Additional or different constraints may also be applied to the stall detection threshold conditions used to detect a mud motor stall. For example, the stall threshold differential pressure value may be specified as at least 2.0% larger than the maximum differential pressure that the mud motor is rated at, and conversely the maximum differential pressure may be specified to be greater than 80% of the stall threshold differential pressure value.
When a user of steering control system 168 inputs a differential pressure setpoint, the auto stall function may consider an available pressure margin before a maximum liner/casing rating pressure is reached. If the maximum liner/casing rating pressure is smaller than the maximum rated differential pressure of the mud motor, then the autodriller can be limited to the smaller value and the entry for maximum motor differential pressure may be shown turn red, indicating that the maximum input value is not available.

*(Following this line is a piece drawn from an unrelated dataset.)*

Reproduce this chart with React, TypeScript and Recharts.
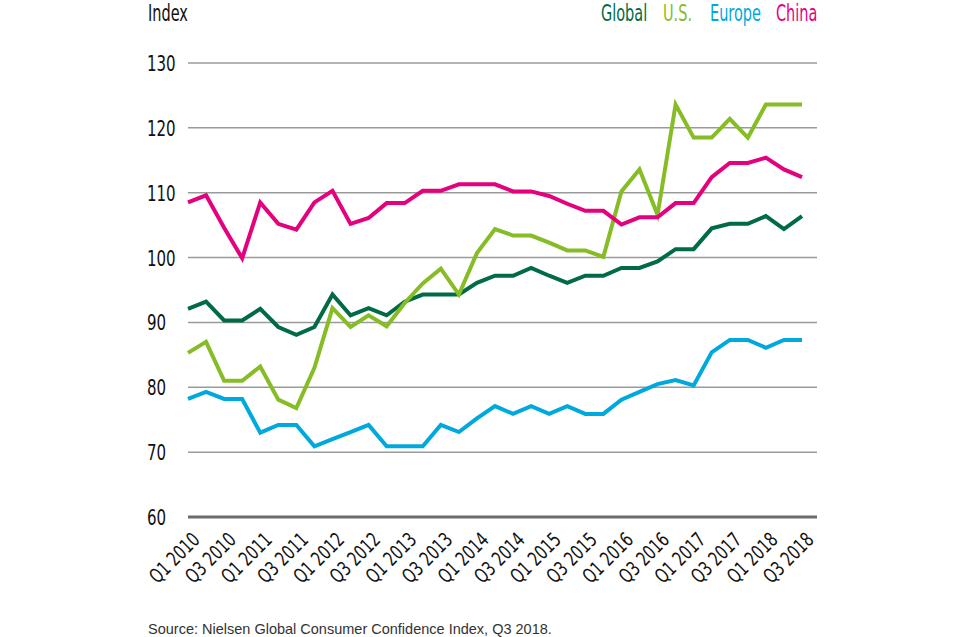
import React from "react";
import { LineChart, Line, XAxis, YAxis, CartesianGrid } from "recharts";

const quarters: string[] = [
  "Q1 2010", "Q2 2010", "Q3 2010", "Q4 2010",
  "Q1 2011", "Q2 2011", "Q3 2011", "Q4 2011",
  "Q1 2012", "Q2 2012", "Q3 2012", "Q4 2012",
  "Q1 2013", "Q2 2013", "Q3 2013", "Q4 2013",
  "Q1 2014", "Q2 2014", "Q3 2014", "Q4 2014",
  "Q1 2015", "Q2 2015", "Q3 2015", "Q4 2015",
  "Q1 2016", "Q2 2016", "Q3 2016", "Q4 2016",
  "Q1 2017", "Q2 2017", "Q3 2017", "Q4 2017",
  "Q1 2018", "Q2 2018", "Q3 2018",
];

const globalIdx: number[] = [
  92.1, 93.2, 90.3, 90.3, 92.1, 89.3, 88.1, 89.3, 94.3, 91.1, 92.2, 91.1,
  93.2, 94.3, 94.3, 94.3, 96.1, 97.2, 97.2, 98.4, 97.2, 96.1, 97.2, 97.2,
  98.4, 98.4, 99.4, 101.3, 101.3, 104.5, 105.2, 105.2, 106.4, 104.4, 106.4,
];

const usIdx: number[] = [
  85.3, 87.0, 81.0, 81.0, 83.2, 78.1, 76.8, 83.0, 92.2, 89.3, 91.1, 89.4,
  93.0, 96.0, 98.3, 94.3, 100.7, 104.4, 103.4, 103.4, 102.3, 101.1, 101.1, 100.1,
  110.2, 113.6, 106.6, 123.6, 118.5, 118.5, 121.4, 118.5, 123.6, 123.6, 123.6,
];

const europeIdx: number[] = [
  78.2, 79.3, 78.2, 78.2, 73.0, 74.2, 74.2, 70.9, 72.0, 73.1, 74.2, 70.9,
  70.9, 70.9, 74.2, 73.1, 75.2, 77.1, 75.9, 77.1, 75.9, 77.1, 75.9, 75.9,
  78.1, 79.3, 80.5, 81.1, 80.3, 85.4, 87.3, 87.3, 86.1, 87.3, 87.3,
];

const chinaIdx: number[] = [
  108.5, 109.6, 104.6, 99.9, 108.5, 105.2, 104.3, 108.5, 110.3, 105.2, 106.1, 108.4,
  108.4, 110.3, 110.3, 111.3, 111.3, 111.3, 110.2, 110.2, 109.5, 108.3, 107.2, 107.2,
  105.1, 106.2, 106.2, 108.4, 108.4, 112.4, 114.6, 114.6, 115.4, 113.6, 112.4,
];

const yTicks: number[] = [60, 70, 80, 90, 100, 110, 120, 130];

const series = [
  { key: "Global", color: "#006B45", values: globalIdx },
  { key: "U.S.", color: "#86BC25", values: usIdx },
  { key: "Europe", color: "#00A9DD", values: europeIdx },
  { key: "China", color: "#E5007D", values: chinaIdx },
];

const data = quarters.map((q, i) => {
  const row: Record<string, string | number> = { quarter: q };
  series.forEach((s) => {
    row[s.key] = s.values[i];
  });
  return row;
});

const NARROW = '"Liberation Sans Narrow", "DejaVu Sans Condensed", "Liberation Sans", sans-serif';

const YTick = (props: any) => {
  const { x, y, payload } = props;
  return (
    <g transform={`translate(${x - 41}, ${y + 8}) scale(0.76, 1)`}>
      <text x={0} y={0} textAnchor="start" fontFamily={NARROW} fontSize={22} fill="#111">
        {payload.value}
      </text>
    </g>
  );
};

const XTick = (props: any) => {
  const { x, y, payload } = props;
  const tx = x + 13;
  const ty = y + 24;
  return (
    <g transform={`translate(${tx}, ${ty}) rotate(-45) scale(0.8, 1)`}>
      <text x={0} y={0} textAnchor="end" fontFamily={NARROW} fontSize={20} fill="#111">
        {payload.value}
      </text>
    </g>
  );
};

const legendPos: { label: string; color: string; left: number }[] = [
  { label: "Global", color: "#006B45", left: 601 },
  { label: "U.S.", color: "#86BC25", left: 663 },
  { label: "Europe", color: "#00A9DD", left: 710 },
  { label: "China", color: "#E5007D", left: 776 },
];

const headStyle: React.CSSProperties = {
  position: "absolute",
  top: 0,
  fontFamily: NARROW,
  fontSize: 23,
  lineHeight: "26px",
  transform: "scaleX(0.7)",
  transformOrigin: "0 0",
  whiteSpace: "nowrap",
};

export default function App() {
  return (
    <div
      style={{
        position: "absolute",
        left: 0,
        top: 0,
        width: 960,
        height: 637,
        background: "#fff",
        overflow: "hidden",
      }}
    >
      <LineChart
        width={960}
        height={637}
        data={data}
        margin={{ top: 63, right: 143, bottom: 40, left: 148 }}
      >
        <CartesianGrid vertical={false} stroke="#9a9a9a" strokeWidth={1.5} />
        <XAxis
          dataKey="quarter"
          interval={1}
          tickLine={false}
          tickSize={0}
          tickMargin={0}
          height={80}
          padding={{ left: 0, right: 15 }}
          axisLine={{ stroke: "#6b6b6b", strokeWidth: 3 }}
          tick={<XTick />}
        />
        <YAxis
          domain={[60, 130]}
          ticks={yTicks}
          width={40}
          axisLine={false}
          tickLine={false}
          tickSize={0}
          tickMargin={0}
          tick={<YTick />}
        />
        {series.map((s) => (
          <Line
            key={s.key}
            type="linear"
            dataKey={s.key}
            stroke={s.color}
            strokeWidth={4}
            dot={false}
            activeDot={false}
            isAnimationActive={false}
          />
        ))}
      </LineChart>
      <div style={{ ...headStyle, left: 148, color: "#111" }}>Index</div>
      {legendPos.map((l) => (
        <div key={l.label} style={{ ...headStyle, left: l.left, color: l.color }}>
          {l.label}
        </div>
      ))}
      <div
        style={{
          position: "absolute",
          left: 148,
          top: 621,
          fontFamily: '"Liberation Sans", "DejaVu Sans", sans-serif',
          fontSize: 14.5,
          lineHeight: "16px",
          color: "#333",
          whiteSpace: "nowrap",
        }}
      >
        Source: Nielsen Global Consumer Confidence Index, Q3 2018.
      </div>
    </div>
  );
}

For the stall threshold differential pressure, the standpipe rating can applied, and the minimum of 20% separation can still be enforced. For example, if the input stall threshold differential pressure is not available, the displayed stall threshold differential pressure value may turn red. The pressure limit setting may also be used to determine which maximum differential pressure set point is available to the autodriller.
The above disclosed subject matter is to be considered illustrative, and not restrictive, and the appended claims are intended to cover all such modifications, enhancements, and other embodiments which fall within the true spirit and scope of the present disclosure. Thus, to the maximum extent allowed by law, the scope of the present disclosure is to be determined by the broadest permissible interpretation of the following claims and their equivalents, and shall not be restricted or limited by the foregoing detailed description.